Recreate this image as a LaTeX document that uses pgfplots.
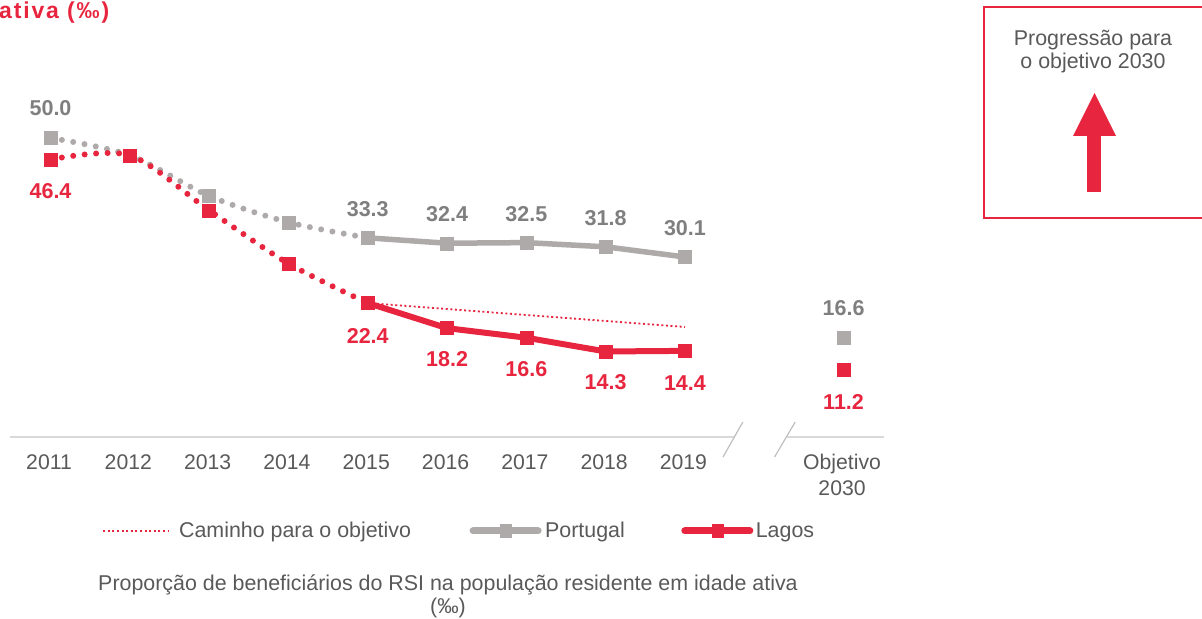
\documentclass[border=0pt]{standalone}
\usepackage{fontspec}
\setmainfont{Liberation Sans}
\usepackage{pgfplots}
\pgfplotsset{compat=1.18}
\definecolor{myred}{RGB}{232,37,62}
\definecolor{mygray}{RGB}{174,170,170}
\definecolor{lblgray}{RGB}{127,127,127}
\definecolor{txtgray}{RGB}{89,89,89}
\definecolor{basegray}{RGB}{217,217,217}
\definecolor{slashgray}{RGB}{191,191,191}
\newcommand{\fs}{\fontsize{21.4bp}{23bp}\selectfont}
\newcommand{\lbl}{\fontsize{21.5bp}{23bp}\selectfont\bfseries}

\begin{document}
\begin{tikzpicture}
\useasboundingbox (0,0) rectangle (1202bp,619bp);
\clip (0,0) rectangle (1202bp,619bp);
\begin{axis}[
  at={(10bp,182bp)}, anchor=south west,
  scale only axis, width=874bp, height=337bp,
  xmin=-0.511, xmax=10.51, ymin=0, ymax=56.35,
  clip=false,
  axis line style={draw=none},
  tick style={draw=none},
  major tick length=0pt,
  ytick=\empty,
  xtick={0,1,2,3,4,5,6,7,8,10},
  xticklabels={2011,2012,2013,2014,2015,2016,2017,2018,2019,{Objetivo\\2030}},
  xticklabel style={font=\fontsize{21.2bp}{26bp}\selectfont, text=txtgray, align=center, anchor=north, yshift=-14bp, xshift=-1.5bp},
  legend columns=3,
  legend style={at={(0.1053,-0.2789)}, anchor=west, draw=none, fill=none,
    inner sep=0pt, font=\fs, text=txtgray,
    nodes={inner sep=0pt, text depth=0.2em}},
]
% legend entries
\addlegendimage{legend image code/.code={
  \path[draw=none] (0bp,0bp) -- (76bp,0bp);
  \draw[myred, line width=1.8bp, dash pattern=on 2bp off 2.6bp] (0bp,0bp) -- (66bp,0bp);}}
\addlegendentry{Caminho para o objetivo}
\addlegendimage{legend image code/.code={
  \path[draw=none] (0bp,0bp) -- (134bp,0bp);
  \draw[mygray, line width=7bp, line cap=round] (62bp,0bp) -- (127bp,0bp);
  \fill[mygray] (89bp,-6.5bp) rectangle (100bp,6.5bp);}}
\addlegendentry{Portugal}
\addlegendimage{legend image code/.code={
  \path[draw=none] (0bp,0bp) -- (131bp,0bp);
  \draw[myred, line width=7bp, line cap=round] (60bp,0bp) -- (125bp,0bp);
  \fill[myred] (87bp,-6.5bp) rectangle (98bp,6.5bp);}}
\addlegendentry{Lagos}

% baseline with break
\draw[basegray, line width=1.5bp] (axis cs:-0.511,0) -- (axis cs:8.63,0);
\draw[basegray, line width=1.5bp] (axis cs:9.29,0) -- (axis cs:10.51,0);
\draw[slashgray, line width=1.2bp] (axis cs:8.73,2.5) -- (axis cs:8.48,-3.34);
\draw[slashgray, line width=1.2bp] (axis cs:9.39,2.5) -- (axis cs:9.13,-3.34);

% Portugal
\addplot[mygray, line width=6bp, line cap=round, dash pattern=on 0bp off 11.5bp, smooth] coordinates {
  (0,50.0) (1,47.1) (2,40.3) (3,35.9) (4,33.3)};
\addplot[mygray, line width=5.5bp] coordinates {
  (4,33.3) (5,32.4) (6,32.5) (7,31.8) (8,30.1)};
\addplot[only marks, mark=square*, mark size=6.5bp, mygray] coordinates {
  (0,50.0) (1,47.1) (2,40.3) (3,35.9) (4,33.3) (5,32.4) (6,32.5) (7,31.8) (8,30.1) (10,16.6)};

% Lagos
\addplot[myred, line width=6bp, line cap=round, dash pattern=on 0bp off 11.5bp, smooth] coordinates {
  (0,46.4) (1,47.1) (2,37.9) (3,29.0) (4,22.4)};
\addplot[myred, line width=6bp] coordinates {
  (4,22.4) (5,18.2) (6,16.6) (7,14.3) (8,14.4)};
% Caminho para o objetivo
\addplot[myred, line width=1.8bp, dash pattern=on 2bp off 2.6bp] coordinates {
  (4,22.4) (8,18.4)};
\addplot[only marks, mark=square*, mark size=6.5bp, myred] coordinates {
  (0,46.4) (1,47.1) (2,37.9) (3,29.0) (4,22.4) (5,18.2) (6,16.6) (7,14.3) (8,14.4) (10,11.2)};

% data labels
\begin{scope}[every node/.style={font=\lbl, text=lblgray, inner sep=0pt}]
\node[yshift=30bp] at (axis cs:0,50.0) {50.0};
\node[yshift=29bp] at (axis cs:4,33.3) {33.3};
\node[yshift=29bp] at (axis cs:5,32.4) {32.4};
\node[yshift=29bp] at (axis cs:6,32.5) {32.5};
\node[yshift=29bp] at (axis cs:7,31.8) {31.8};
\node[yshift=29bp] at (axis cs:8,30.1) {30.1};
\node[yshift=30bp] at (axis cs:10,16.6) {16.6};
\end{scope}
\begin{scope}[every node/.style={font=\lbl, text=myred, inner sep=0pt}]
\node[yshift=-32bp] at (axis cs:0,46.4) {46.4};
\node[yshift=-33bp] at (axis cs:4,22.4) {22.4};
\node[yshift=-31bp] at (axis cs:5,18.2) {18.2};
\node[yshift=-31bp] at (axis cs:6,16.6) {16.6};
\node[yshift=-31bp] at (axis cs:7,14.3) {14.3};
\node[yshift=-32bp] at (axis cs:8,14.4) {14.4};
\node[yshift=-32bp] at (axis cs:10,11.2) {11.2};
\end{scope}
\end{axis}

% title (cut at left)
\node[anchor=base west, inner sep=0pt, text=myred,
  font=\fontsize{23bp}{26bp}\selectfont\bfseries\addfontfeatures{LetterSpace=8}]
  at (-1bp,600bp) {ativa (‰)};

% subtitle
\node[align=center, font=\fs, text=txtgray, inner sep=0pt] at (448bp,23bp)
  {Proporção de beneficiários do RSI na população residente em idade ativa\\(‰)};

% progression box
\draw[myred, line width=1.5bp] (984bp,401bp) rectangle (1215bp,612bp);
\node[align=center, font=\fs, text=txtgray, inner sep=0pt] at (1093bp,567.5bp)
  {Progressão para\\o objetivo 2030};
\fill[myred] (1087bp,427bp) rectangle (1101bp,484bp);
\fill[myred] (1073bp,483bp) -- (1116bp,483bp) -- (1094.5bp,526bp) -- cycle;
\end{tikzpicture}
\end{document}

..............................

## What to produce
Write the listing out a second time exactly, dropping all images.

## Written answer
Recreate this image as a LaTeX document that uses pgfplots.
\documentclass[border=0pt]{standalone}
\usepackage{fontspec}
\setmainfont{Liberation Sans}
\usepackage{pgfplots}
\pgfplotsset{compat=1.18}
\definecolor{myred}{RGB}{232,37,62}
\definecolor{mygray}{RGB}{174,170,170}
\definecolor{lblgray}{RGB}{127,127,127}
\definecolor{txtgray}{RGB}{89,89,89}
\definecolor{basegray}{RGB}{217,217,217}
\definecolor{slashgray}{RGB}{191,191,191}
\newcommand{\fs}{\fontsize{21.4bp}{23bp}\selectfont}
\newcommand{\lbl}{\fontsize{21.5bp}{23bp}\selectfont\bfseries}

\begin{document}
\begin{tikzpicture}
\useasboundingbox (0,0) rectangle (1202bp,619bp);
\clip (0,0) rectangle (1202bp,619bp);
\begin{axis}[
  at={(10bp,182bp)}, anchor=south west,
  scale only axis, width=874bp, height=337bp,
  xmin=-0.511, xmax=10.51, ymin=0, ymax=56.35,
  clip=false,
  axis line style={draw=none},
  tick style={draw=none},
  major tick length=0pt,
  ytick=\empty,
  xtick={0,1,2,3,4,5,6,7,8,10},
  xticklabels={2011,2012,2013,2014,2015,2016,2017,2018,2019,{Objetivo\\2030}},
  xticklabel style={font=\fontsize{21.2bp}{26bp}\selectfont, text=txtgray, align=center, anchor=north, yshift=-14bp, xshift=-1.5bp},
  legend columns=3,
  legend style={at={(0.1053,-0.2789)}, anchor=west, draw=none, fill=none,
    inner sep=0pt, font=\fs, text=txtgray,
    nodes={inner sep=0pt, text depth=0.2em}},
]
% legend entries
\addlegendimage{legend image code/.code={
  \path[draw=none] (0bp,0bp) -- (76bp,0bp);
  \draw[myred, line width=1.8bp, dash pattern=on 2bp off 2.6bp] (0bp,0bp) -- (66bp,0bp);}}
\addlegendentry{Caminho para o objetivo}
\addlegendimage{legend image code/.code={
  \path[draw=none] (0bp,0bp) -- (134bp,0bp);
  \draw[mygray, line width=7bp, line cap=round] (62bp,0bp) -- (127bp,0bp);
  \fill[mygray] (89bp,-6.5bp) rectangle (100bp,6.5bp);}}
\addlegendentry{Portugal}
\addlegendimage{legend image code/.code={
  \path[draw=none] (0bp,0bp) -- (131bp,0bp);
  \draw[myred, line width=7bp, line cap=round] (60bp,0bp) -- (125bp,0bp);
  \fill[myred] (87bp,-6.5bp) rectangle (98bp,6.5bp);}}
\addlegendentry{Lagos}

% baseline with break
\draw[basegray, line width=1.5bp] (axis cs:-0.511,0) -- (axis cs:8.63,0);
\draw[basegray, line width=1.5bp] (axis cs:9.29,0) -- (axis cs:10.51,0);
\draw[slashgray, line width=1.2bp] (axis cs:8.73,2.5) -- (axis cs:8.48,-3.34);
\draw[slashgray, line width=1.2bp] (axis cs:9.39,2.5) -- (axis cs:9.13,-3.34);

% Portugal
\addplot[mygray, line width=6bp, line cap=round, dash pattern=on 0bp off 11.5bp, smooth] coordinates {
  (0,50.0) (1,47.1) (2,40.3) (3,35.9) (4,33.3)};
\addplot[mygray, line width=5.5bp] coordinates {
  (4,33.3) (5,32.4) (6,32.5) (7,31.8) (8,30.1)};
\addplot[only marks, mark=square*, mark size=6.5bp, mygray] coordinates {
  (0,50.0) (1,47.1) (2,40.3) (3,35.9) (4,33.3) (5,32.4) (6,32.5) (7,31.8) (8,30.1) (10,16.6)};

% Lagos
\addplot[myred, line width=6bp, line cap=round, dash pattern=on 0bp off 11.5bp, smooth] coordinates {
  (0,46.4) (1,47.1) (2,37.9) (3,29.0) (4,22.4)};
\addplot[myred, line width=6bp] coordinates {
  (4,22.4) (5,18.2) (6,16.6) (7,14.3) (8,14.4)};
% Caminho para o objetivo
\addplot[myred, line width=1.8bp, dash pattern=on 2bp off 2.6bp] coordinates {
  (4,22.4) (8,18.4)};
\addplot[only marks, mark=square*, mark size=6.5bp, myred] coordinates {
  (0,46.4) (1,47.1) (2,37.9) (3,29.0) (4,22.4) (5,18.2) (6,16.6) (7,14.3) (8,14.4) (10,11.2)};

% data labels
\begin{scope}[every node/.style={font=\lbl, text=lblgray, inner sep=0pt}]
\node[yshift=30bp] at (axis cs:0,50.0) {50.0};
\node[yshift=29bp] at (axis cs:4,33.3) {33.3};
\node[yshift=29bp] at (axis cs:5,32.4) {32.4};
\node[yshift=29bp] at (axis cs:6,32.5) {32.5};
\node[yshift=29bp] at (axis cs:7,31.8) {31.8};
\node[yshift=29bp] at (axis cs:8,30.1) {30.1};
\node[yshift=30bp] at (axis cs:10,16.6) {16.6};
\end{scope}
\begin{scope}[every node/.style={font=\lbl, text=myred, inner sep=0pt}]
\node[yshift=-32bp] at (axis cs:0,46.4) {46.4};
\node[yshift=-33bp] at (axis cs:4,22.4) {22.4};
\node[yshift=-31bp] at (axis cs:5,18.2) {18.2};
\node[yshift=-31bp] at (axis cs:6,16.6) {16.6};
\node[yshift=-31bp] at (axis cs:7,14.3) {14.3};
\node[yshift=-32bp] at (axis cs:8,14.4) {14.4};
\node[yshift=-32bp] at (axis cs:10,11.2) {11.2};
\end{scope}
\end{axis}

% title (cut at left)
\node[anchor=base west, inner sep=0pt, text=myred,
  font=\fontsize{23bp}{26bp}\selectfont\bfseries\addfontfeatures{LetterSpace=8}]
  at (-1bp,600bp) {ativa (‰)};

% subtitle
\node[align=center, font=\fs, text=txtgray, inner sep=0pt] at (448bp,23bp)
  {Proporção de beneficiários do RSI na população residente em idade ativa\\(‰)};

% progression box
\draw[myred, line width=1.5bp] (984bp,401bp) rectangle (1215bp,612bp);
\node[align=center, font=\fs, text=txtgray, inner sep=0pt] at (1093bp,567.5bp)
  {Progressão para\\o objetivo 2030};
\fill[myred] (1087bp,427bp) rectangle (1101bp,484bp);
\fill[myred] (1073bp,483bp) -- (1116bp,483bp) -- (1094.5bp,526bp) -- cycle;
\end{tikzpicture}
\end{document}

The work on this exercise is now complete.